• Your task: Scan the data for "with" and copy the lines it appears in.

• Given data:
──────────────────────────────

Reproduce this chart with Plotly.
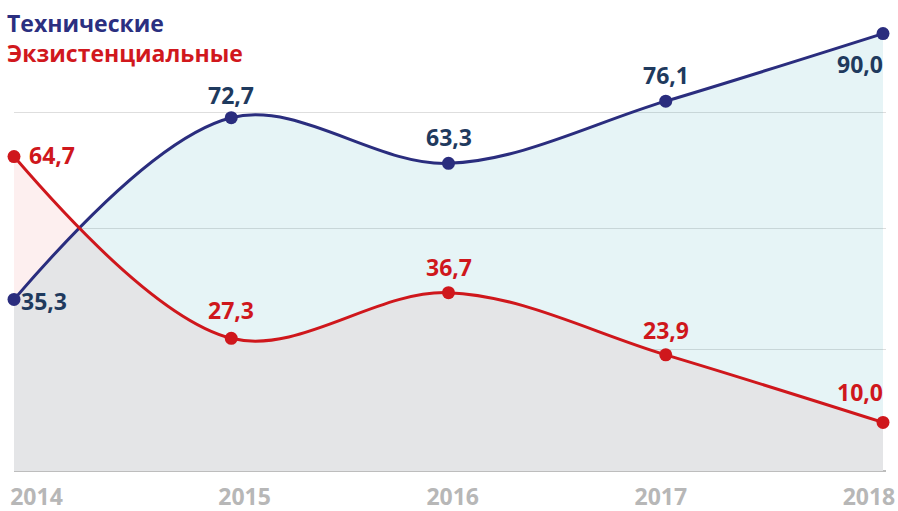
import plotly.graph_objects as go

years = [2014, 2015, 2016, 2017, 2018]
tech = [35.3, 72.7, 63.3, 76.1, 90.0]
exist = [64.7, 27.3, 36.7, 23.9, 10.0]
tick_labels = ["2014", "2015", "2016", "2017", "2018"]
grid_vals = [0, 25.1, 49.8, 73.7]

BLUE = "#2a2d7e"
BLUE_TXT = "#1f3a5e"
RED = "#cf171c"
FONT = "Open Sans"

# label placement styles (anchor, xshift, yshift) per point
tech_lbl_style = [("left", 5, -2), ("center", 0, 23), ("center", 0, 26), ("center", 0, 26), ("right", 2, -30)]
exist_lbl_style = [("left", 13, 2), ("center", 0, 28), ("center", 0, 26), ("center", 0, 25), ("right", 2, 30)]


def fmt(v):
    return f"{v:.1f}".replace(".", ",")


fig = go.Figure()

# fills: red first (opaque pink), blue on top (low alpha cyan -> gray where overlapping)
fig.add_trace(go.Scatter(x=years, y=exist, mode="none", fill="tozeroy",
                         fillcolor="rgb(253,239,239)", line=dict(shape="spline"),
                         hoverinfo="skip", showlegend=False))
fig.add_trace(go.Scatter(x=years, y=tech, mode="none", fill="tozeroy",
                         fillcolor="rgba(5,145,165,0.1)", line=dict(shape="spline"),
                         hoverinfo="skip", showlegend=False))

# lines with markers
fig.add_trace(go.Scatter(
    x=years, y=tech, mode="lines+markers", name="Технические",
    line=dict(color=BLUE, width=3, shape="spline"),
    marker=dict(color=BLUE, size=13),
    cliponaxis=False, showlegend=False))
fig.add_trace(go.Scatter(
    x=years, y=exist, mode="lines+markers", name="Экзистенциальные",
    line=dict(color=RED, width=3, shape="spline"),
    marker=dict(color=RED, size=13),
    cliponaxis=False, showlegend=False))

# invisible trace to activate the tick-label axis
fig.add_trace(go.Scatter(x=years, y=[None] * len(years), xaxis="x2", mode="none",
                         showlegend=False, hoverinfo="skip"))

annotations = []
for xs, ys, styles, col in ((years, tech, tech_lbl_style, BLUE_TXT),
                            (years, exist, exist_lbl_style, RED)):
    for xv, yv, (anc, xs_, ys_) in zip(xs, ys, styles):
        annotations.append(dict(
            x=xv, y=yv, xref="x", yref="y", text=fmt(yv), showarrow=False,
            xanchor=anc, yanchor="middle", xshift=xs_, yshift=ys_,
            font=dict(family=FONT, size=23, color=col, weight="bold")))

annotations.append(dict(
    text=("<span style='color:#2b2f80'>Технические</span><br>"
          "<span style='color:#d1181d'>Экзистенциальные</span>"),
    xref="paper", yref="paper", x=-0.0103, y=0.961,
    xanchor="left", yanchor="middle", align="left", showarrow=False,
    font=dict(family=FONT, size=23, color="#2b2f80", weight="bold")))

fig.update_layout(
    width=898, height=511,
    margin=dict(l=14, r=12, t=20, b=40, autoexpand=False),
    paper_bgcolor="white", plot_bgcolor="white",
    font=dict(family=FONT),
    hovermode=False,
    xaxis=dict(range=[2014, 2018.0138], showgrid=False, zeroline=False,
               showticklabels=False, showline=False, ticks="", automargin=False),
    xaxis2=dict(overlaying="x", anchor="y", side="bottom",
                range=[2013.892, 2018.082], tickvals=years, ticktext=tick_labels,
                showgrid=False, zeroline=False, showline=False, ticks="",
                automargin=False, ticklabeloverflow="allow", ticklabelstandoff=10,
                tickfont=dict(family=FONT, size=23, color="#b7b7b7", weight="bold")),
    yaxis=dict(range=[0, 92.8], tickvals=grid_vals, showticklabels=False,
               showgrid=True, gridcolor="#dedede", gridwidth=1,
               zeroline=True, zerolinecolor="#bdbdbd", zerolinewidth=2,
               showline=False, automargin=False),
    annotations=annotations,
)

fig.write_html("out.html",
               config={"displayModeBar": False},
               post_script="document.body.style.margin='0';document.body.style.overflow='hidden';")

──────────────────────────────

• Exercise solution:
Reproduce this chart with Plotly.
# lines with markers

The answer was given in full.